The Layers of Your Ego: Understanding the Forces That Shape Your Professional Identity

Your ego isn't just one thing – it's a complex system of layers built up over time, each serving different purposes in your professional journey. Let's break down these layers and understand how they impact your growth as a mix engineer.

The Protective Layer

This is your outermost layer, the one that shows up when you're feeling threatened or insecure. It's the voice that says "I already know that" when someone offers advice, or the impulse to defend your mix choices before really hearing the feedback. This layer served you well once – it protected you when you were starting out, helped you push through self-doubt, and gave you the confidence to take on bigger projects.

But here's the thing: the protective layer that got you here might be the very thing holding you back from getting where you want to go.

The Identity Layer

Beneath protection lies identity – the stories you tell yourself about who you are as a mix engineer. "I'm the guy who makes drums punch," or "I'm known for my vocal production." These identity markers can be powerful tools for building your brand, but they can also become golden handcuffs.

When your identity becomes too rigid, you stop growing. You might miss opportunities because they don't fit your self-image, or resist learning new techniques because they challenge your established narrative.

The Value Layer

Deeper still is where you hold your beliefs about your worth – not just your rate card, but your fundamental value as a professional. This layer determines how you price your services, what kinds of clients you believe you deserve, and what opportunities you allow yourself to pursue.

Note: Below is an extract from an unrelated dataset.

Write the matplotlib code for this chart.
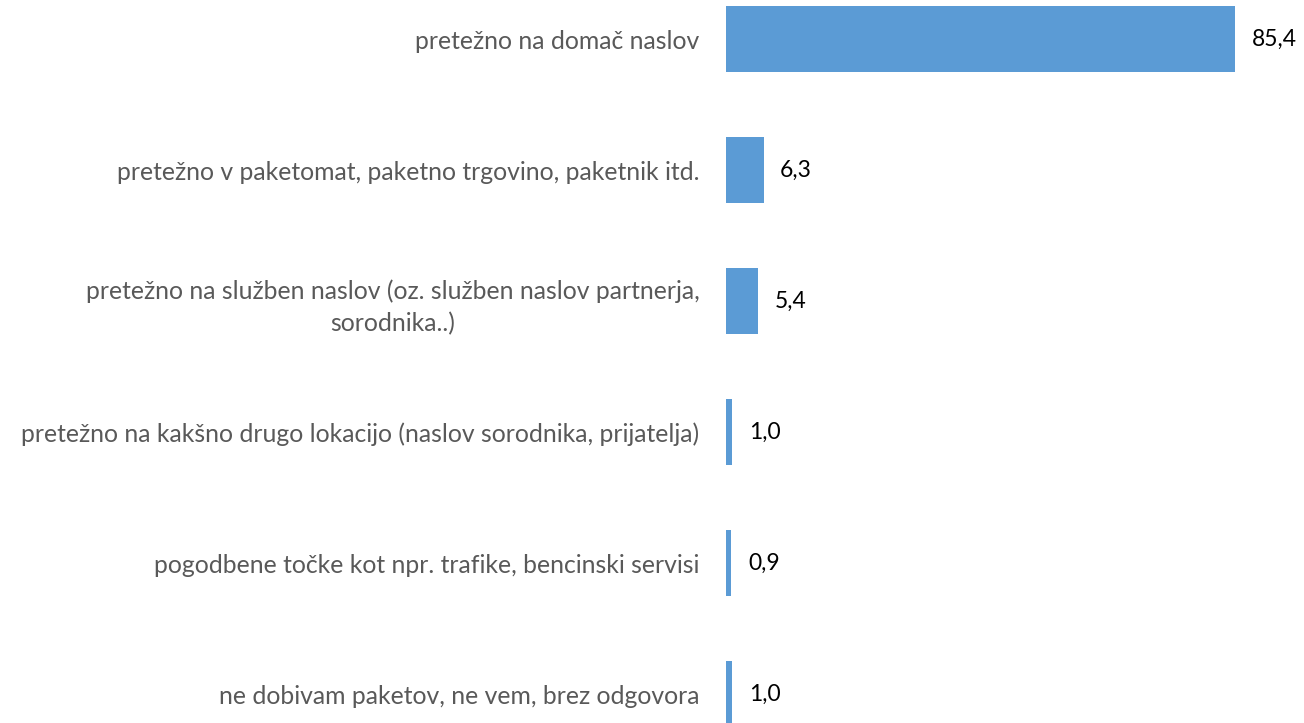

The tricky part? This layer often operates on outdated information. You might still be running on the value calculations from three years ago, even though your skills and market position have evolved significantly since then.

The Core Layer

At your center lies your raw creative drive – the pure love of music and sound that got you into this field in the first place. This is where your best work comes from, where innovation lives, and where you connect most authentically with the art.

But many mix engineers lose touch with this core, buried beneath layers of ego built up over years of professional survival. The result? Work becomes mechanical, creativity stagnates, and that original spark dims.

Breaking Through

Understanding these layers isn't about destroying your ego – it's about developing a healthier relationship with each aspect of it. Here's how:

  1. Recognize when your protective layer is active. Is it really serving you in this moment, or is it an automatic response?

  2. Hold your identity loosely. Your skills and specialties are tools in your toolkit, not chains binding you to one way of working.

  3. Regularly reassess your value layer. Are your beliefs about your worth aligned with your current capabilities and market reality?

  4. Create space to connect with your core regularly. Sometimes this means taking on projects purely for creative fulfillment, or setting aside time to experiment without pressure.

The Path Forward

Your ego isn't your enemy – it's a sophisticated system that helped you survive and succeed. But like any system, it needs regular maintenance and occasional updates.

By understanding these layers, you can start making conscious choices about which aspects of your ego to embrace and which to gently reshape. This awareness is often the difference between staying stuck in comfortable patterns and pushing into new territory where real growth happens.

Remember: The goal isn't to eliminate ego, but to build a healthier relationship with it. One that protects when necessary, adapts when beneficial, and always leaves room for that core creative spark to shine through.